Armenians protest after talks with Government collapse

Thousands of protesters have taken to the streets of the Armenian capital after talks between the opposition and the acting prime minister were called off amid a deepening political crisis in the impoverished former Soviet nation. Wednesday's rally underscores new uncertainty over the country's political future after longtime leader Serzh Sargsyan stepped down earlier this week.

By Stefan J. Bos

Thousands of protesters marched through the center of Armenia's capital, Yerevan, blocking traffic and chanting "Join us!".

They support protest leader Nikol Pashinian. He had been expected to sit down for talks with acting Prime Minister Karen Karapetian to discuss the political transition.

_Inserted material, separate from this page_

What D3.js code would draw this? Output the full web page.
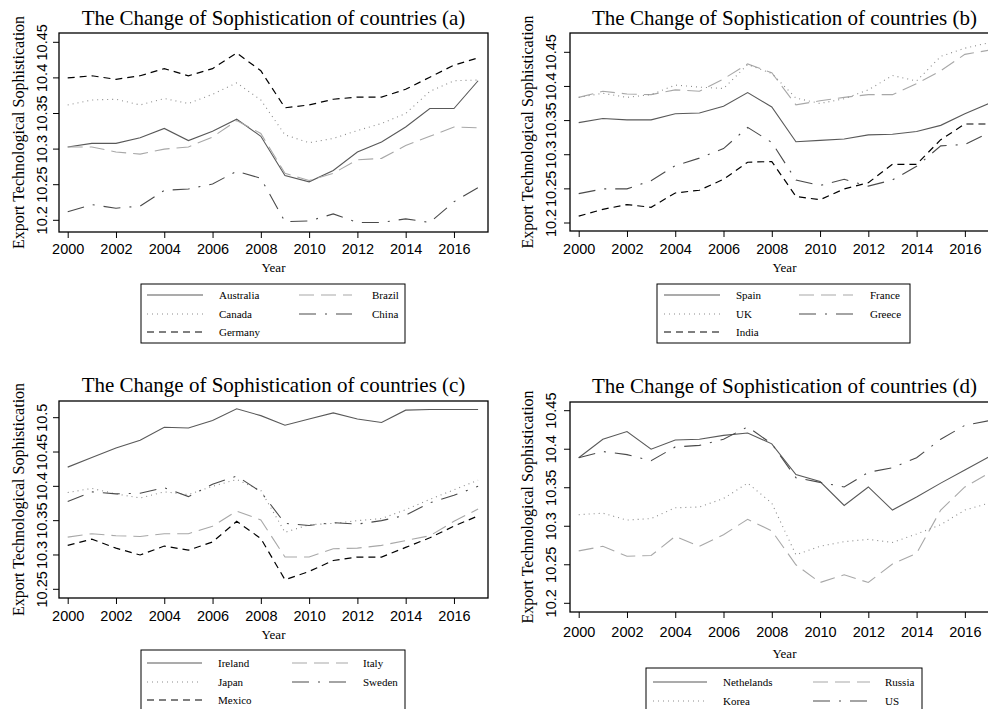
<!DOCTYPE html>
<html>
<head>
<meta charset="utf-8">
<script src="https://cdn.jsdelivr.net/npm/d3@7/dist/d3.min.js"></script>
<style>
  body { margin: 0; background: #fff; }
  svg { display: block; }
</style>
</head>
<body>
<svg id="chart" width="988" height="709"></svg>
<script>
const years = [2000, 2001, 2002, 2003, 2004, 2005, 2006, 2007, 2008, 2009, 2010, 2011, 2012, 2013, 2014, 2015, 2016, 2017];
const yearTicks = [2000, 2002, 2004, 2006, 2008, 2010, 2012, 2014, 2016];

// panel (a)
const australia = [10.303, 10.308, 10.308, 10.316, 10.329, 10.312, 10.325, 10.342, 10.318, 10.263, 10.254, 10.270, 10.296, 10.310, 10.331, 10.357, 10.357, 10.396];
const brazil    = [10.303, 10.303, 10.296, 10.293, 10.300, 10.303, 10.317, 10.340, 10.322, 10.266, 10.256, 10.266, 10.285, 10.287, 10.305, 10.318, 10.331, 10.330];
const canada    = [10.362, 10.369, 10.370, 10.362, 10.371, 10.364, 10.377, 10.393, 10.369, 10.320, 10.309, 10.315, 10.326, 10.336, 10.350, 10.381, 10.396, 10.397];
const china     = [10.212, 10.222, 10.217, 10.220, 10.242, 10.244, 10.251, 10.269, 10.259, 10.198, 10.199, 10.209, 10.197, 10.197, 10.202, 10.197, 10.226, 10.246];
const germany   = [10.400, 10.403, 10.398, 10.403, 10.413, 10.403, 10.413, 10.435, 10.410, 10.358, 10.362, 10.370, 10.373, 10.373, 10.384, 10.401, 10.418, 10.428];

// panel (b)
const spain  = [10.347, 10.353, 10.351, 10.351, 10.360, 10.361, 10.371, 10.391, 10.370, 10.319, 10.321, 10.323, 10.329, 10.330, 10.334, 10.343, 10.360, 10.375];
const france = [10.384, 10.393, 10.389, 10.388, 10.395, 10.393, 10.411, 10.433, 10.420, 10.373, 10.379, 10.384, 10.388, 10.388, 10.404, 10.423, 10.447, 10.453];
const uk     = [10.384, 10.390, 10.384, 10.388, 10.402, 10.399, 10.397, 10.432, 10.419, 10.383, 10.375, 10.382, 10.395, 10.416, 10.408, 10.444, 10.456, 10.464];
const greece = [10.243, 10.250, 10.250, 10.262, 10.284, 10.295, 10.309, 10.340, 10.318, 10.263, 10.255, 10.264, 10.254, 10.263, 10.283, 10.313, 10.315, 10.332];
const india  = [10.210, 10.220, 10.227, 10.223, 10.244, 10.248, 10.264, 10.289, 10.290, 10.239, 10.234, 10.250, 10.259, 10.286, 10.286, 10.322, 10.345, 10.345];

// panel (c)
const ireland = [10.428, 10.442, 10.456, 10.467, 10.486, 10.485, 10.496, 10.513, 10.503, 10.489, 10.498, 10.507, 10.498, 10.493, 10.511, 10.512, 10.512, 10.512];
const italy   = [10.326, 10.331, 10.328, 10.327, 10.331, 10.331, 10.342, 10.364, 10.351, 10.297, 10.297, 10.309, 10.310, 10.314, 10.321, 10.328, 10.349, 10.367];
const japan   = [10.391, 10.397, 10.389, 10.383, 10.392, 10.388, 10.400, 10.410, 10.394, 10.333, 10.344, 10.346, 10.350, 10.353, 10.366, 10.381, 10.395, 10.409];
const sweden  = [10.378, 10.392, 10.389, 10.390, 10.398, 10.385, 10.403, 10.415, 10.392, 10.346, 10.343, 10.347, 10.345, 10.350, 10.358, 10.376, 10.387, 10.400];
const mexico  = [10.314, 10.323, 10.310, 10.300, 10.313, 10.307, 10.319, 10.349, 10.324, 10.264, 10.276, 10.292, 10.297, 10.297, 10.311, 10.325, 10.342, 10.357];

// panel (d)
const nethelands = [10.389, 10.413, 10.423, 10.400, 10.412, 10.413, 10.418, 10.421, 10.407, 10.367, 10.358, 10.327, 10.351, 10.321, 10.338, 10.356, 10.373, 10.390];
const russia     = [10.268, 10.274, 10.261, 10.262, 10.287, 10.274, 10.289, 10.309, 10.294, 10.250, 10.227, 10.237, 10.227, 10.251, 10.265, 10.321, 10.351, 10.369];
const korea      = [10.315, 10.317, 10.308, 10.310, 10.324, 10.325, 10.336, 10.356, 10.330, 10.263, 10.274, 10.280, 10.283, 10.279, 10.290, 10.302, 10.321, 10.330];
const us         = [10.389, 10.397, 10.393, 10.385, 10.403, 10.405, 10.413, 10.429, 10.407, 10.363, 10.357, 10.351, 10.370, 10.376, 10.389, 10.413, 10.431, 10.437];

const ticksA = [10.2, 10.25, 10.3, 10.35, 10.4, 10.45];
const ticksC = [10.25, 10.3, 10.35, 10.4, 10.45, 10.5];

const lineStyles = {
    solid:   { stroke: '#595959', dash: null,         width: 1.1 },
    longdash:{ stroke: '#a8a8a8', dash: '15,7',       width: 1.1 },
    dot:     { stroke: '#8c8c8c', dash: '1,4',        width: 1.1 },
    dashdot: { stroke: '#4a4a4a', dash: '17,9,2,9',   width: 1.1 },
    dash:    { stroke: '#000',    dash: '7,5',        width: 1.2 }
};

const serif = '"Liberation Serif", "Times New Roman", serif';
const sans = '"Liberation Sans", Arial, sans-serif';

const panels = [
    {
        tag: 'a', frame: [59, 33, 488, 232], xr: [67.7, 478.1], yr: [220.3, 42.3], ticks: ticksA,
        titleY: 25, tickLabelX: 42, axisTitleX: 18, xLabelY: 249, yearY: 267,
        series: [['Australia', australia, 'solid'], ['Brazil', brazil, 'longdash'], ['Canada', canada, 'dot'], ['China', china, 'dashdot'], ['Germany', germany, 'dash']],
        legend: { box: [141, 284, 405, 343], rows: [295, 314, 332], cols: [[147, 203, 219], [299, 352, 372]] }
    },
    {
        tag: 'b', frame: [570, 33, 999, 231], xr: [578.7, 989], yr: [223, 52.3], ticks: ticksA,
        titleY: 25, tickLabelX: 551, axisTitleX: 527, xLabelY: 249, yearY: 267,
        series: [['Spain', spain, 'solid'], ['France', france, 'longdash'], ['UK', uk, 'dot'], ['Greece', greece, 'dashdot'], ['India', india, 'dash']],
        legend: { box: [657, 284, 910, 343], rows: [295, 314, 332], cols: [[664, 720, 736], [799, 853, 870]] }
    },
    {
        tag: 'c', frame: [59, 401, 488, 598], xr: [67.7, 478.1], yr: [589.3, 417.7], ticks: ticksC,
        titleY: 392, tickLabelX: 42, axisTitleX: 18, xLabelY: 616, yearY: 634,
        series: [['Ireland', ireland, 'solid'], ['Italy', italy, 'longdash'], ['Japan', japan, 'dot'], ['Sweden', sweden, 'dashdot'], ['Mexico', mexico, 'dash']],
        legend: { box: [141, 650, 405, 720], rows: [663, 682, 700], cols: [[147, 202, 218], [292, 348, 363]] }
    },
    {
        tag: 'd', frame: [570, 402, 999, 612], xr: [578.7, 989], yr: [603.3, 410.7], ticks: ticksA,
        titleY: 393, tickLabelX: 551, axisTitleX: 527, xLabelY: 632, yearY: 653,
        series: [['Nethelands', nethelands, 'solid'], ['Russia', russia, 'longdash'], ['Korea', korea, 'dot'], ['US', us, 'dashdot']],
        legend: { box: [646, 668, 922, 720], rows: [682, 701], cols: [[653, 707, 723], [813, 870, 885]] }
    }
];

const svg = d3.select('#chart');

panels.forEach(p => {
    const [fx0, fy0, fx1, fy1] = p.frame;
    const x = d3.scaleLinear().domain([2000, 2017]).range(p.xr);
    const y = d3.scaleLinear().domain([p.ticks[0], p.ticks[5]]).range(p.yr);
    const g = svg.append('g').classed('panel-' + p.tag, true);

    g.append('text')
        .attr('x', (fx0 + fx1) / 2)
        .attr('y', p.titleY)
        .attr('text-anchor', 'middle')
        .attr('font-family', serif)
        .attr('font-size', 21)
        .text(`The Change of Sophistication of countries (${p.tag})`);

    // y axis: ticks on frame edge, labels rotated
    const yAxis = g.append('g').attr('transform', `translate(${fx0},0)`)
        .call(d3.axisLeft(y).tickValues(p.ticks).tickSize(6).tickFormat(d3.format('')));
    yAxis.select('.domain').remove();
    yAxis.selectAll('line').attr('stroke', '#000');
    yAxis.selectAll('text')
        .attr('x', null).attr('dy', null)
        .attr('transform', d => `translate(${p.tickLabelX - fx0},${y(d)}) rotate(-90)`)
        .attr('y', 0)
        .attr('dy', '0.35em')
        .attr('text-anchor', 'middle')
        .attr('font-family', sans)
        .attr('font-size', 14.5)
        .attr('fill', '#000');
    yAxis.selectAll('.tick').attr('transform', null);
    yAxis.selectAll('.tick line')
        .attr('y1', d => y(d)).attr('y2', d => y(d))
        .attr('x1', -6).attr('x2', 0);

    // x axis
    const xAxis = g.append('g').attr('transform', `translate(0,${fy1})`)
        .call(d3.axisBottom(x).tickValues(yearTicks).tickSize(6).tickFormat(d3.format('d')));
    xAxis.select('.domain').remove();
    xAxis.selectAll('line').attr('stroke', '#000');
    xAxis.selectAll('text')
        .attr('y', p.xLabelY - fy1)
        .attr('dy', '0.35em')
        .attr('font-family', sans)
        .attr('font-size', 14.5)
        .attr('fill', '#000');

    g.append('text')
        .attr('x', (fx0 + fx1) / 2)
        .attr('y', p.yearY)
        .attr('dy', '0.35em')
        .attr('text-anchor', 'middle')
        .attr('font-family', serif)
        .attr('font-size', 13)
        .text('Year');

    g.append('text')
        .attr('transform', `translate(${p.axisTitleX},${(fy0 + fy1) / 2}) rotate(-90)`)
        .attr('dy', '0.35em')
        .attr('text-anchor', 'middle')
        .attr('font-family', serif)
        .attr('font-size', 16)
        .text('Export Technological Sophistication');

    // series
    const line = d3.line().x((d, i) => x(years[i])).y(d => y(d));
    g.selectAll('.series')
        .data(p.series)
        .enter()
        .append('path')
        .classed('series', true)
        .attr('d', d => line(d[1]))
        .attr('fill', 'none')
        .attr('stroke', d => lineStyles[d[2]].stroke)
        .attr('stroke-width', d => lineStyles[d[2]].width)
        .attr('stroke-dasharray', d => lineStyles[d[2]].dash);

    g.append('rect')
        .attr('x', fx0).attr('y', fy0)
        .attr('width', fx1 - fx0).attr('height', fy1 - fy0)
        .attr('fill', 'none')
        .attr('stroke', '#000')
        .attr('stroke-width', 1.3);

    // legend
    const lg = p.legend;
    g.append('rect')
        .attr('x', lg.box[0]).attr('y', lg.box[1])
        .attr('width', lg.box[2] - lg.box[0]).attr('height', lg.box[3] - lg.box[1])
        .attr('fill', 'none')
        .attr('stroke', '#000')
        .attr('stroke-width', 1);

    const items = g.selectAll('.legend-item')
        .data(p.series)
        .enter()
        .append('g')
        .classed('legend-item', true);
    items.append('line')
        .attr('x1', (d, i) => lg.cols[i % 2][0])
        .attr('x2', (d, i) => lg.cols[i % 2][1])
        .attr('y1', (d, i) => lg.rows[Math.floor(i / 2)])
        .attr('y2', (d, i) => lg.rows[Math.floor(i / 2)])
        .attr('stroke', d => lineStyles[d[2]].stroke)
        .attr('stroke-width', d => lineStyles[d[2]].width)
        .attr('stroke-dasharray', d => lineStyles[d[2]].dash);
    items.append('text')
        .attr('x', (d, i) => lg.cols[i % 2][2])
        .attr('y', (d, i) => lg.rows[Math.floor(i / 2)])
        .attr('dy', '0.35em')
        .attr('font-family', serif)
        .attr('font-size', 11)
        .text(d => d[0]);
});
</script>
</body>
</html>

Their meeting was scheduled after Prime Minister Serzh Sargsyan abruptly stepped down on Monday amid massive anti-government rallies. But the acting prime minister is an ally of Sargsyan, who ruled Armenia for ten years.

The opposition insists that the acting prime minister also steps down. Protesters want a new prime minister appointed by a new parliament. The talks on Wednesday were supposed to discuss that transition.

But acting Prime Minister Karapetian said in a statement Wednesday that the talks with protest leader Pashinian on hold because his supporters made unspecified "unilateral demands."

New protests

That prompted Pashinian to call for new rallies.

His supporters arrived here despite a heavy police presence. Earlier scuffles broke out between demonstrators and security forces.

Elsewhere convoys of police vehicles led by Interior Ministry armored personnel carriers pulled trailers of razor wire to different points in the city center.

The demonstrations have added to more uncertainty over the political future of this impoverished Caucasus mountains nation of three million people.

On Tuesday, the opposition and government briefly put their differences aside to remember the 1.5 million mainly Christian

Armenians who were massacred by Ottoman Turkish forces. Pope Francis, who visited the country in 2016, has called it a "genocide" and prayed that such a tragedy would never happen again.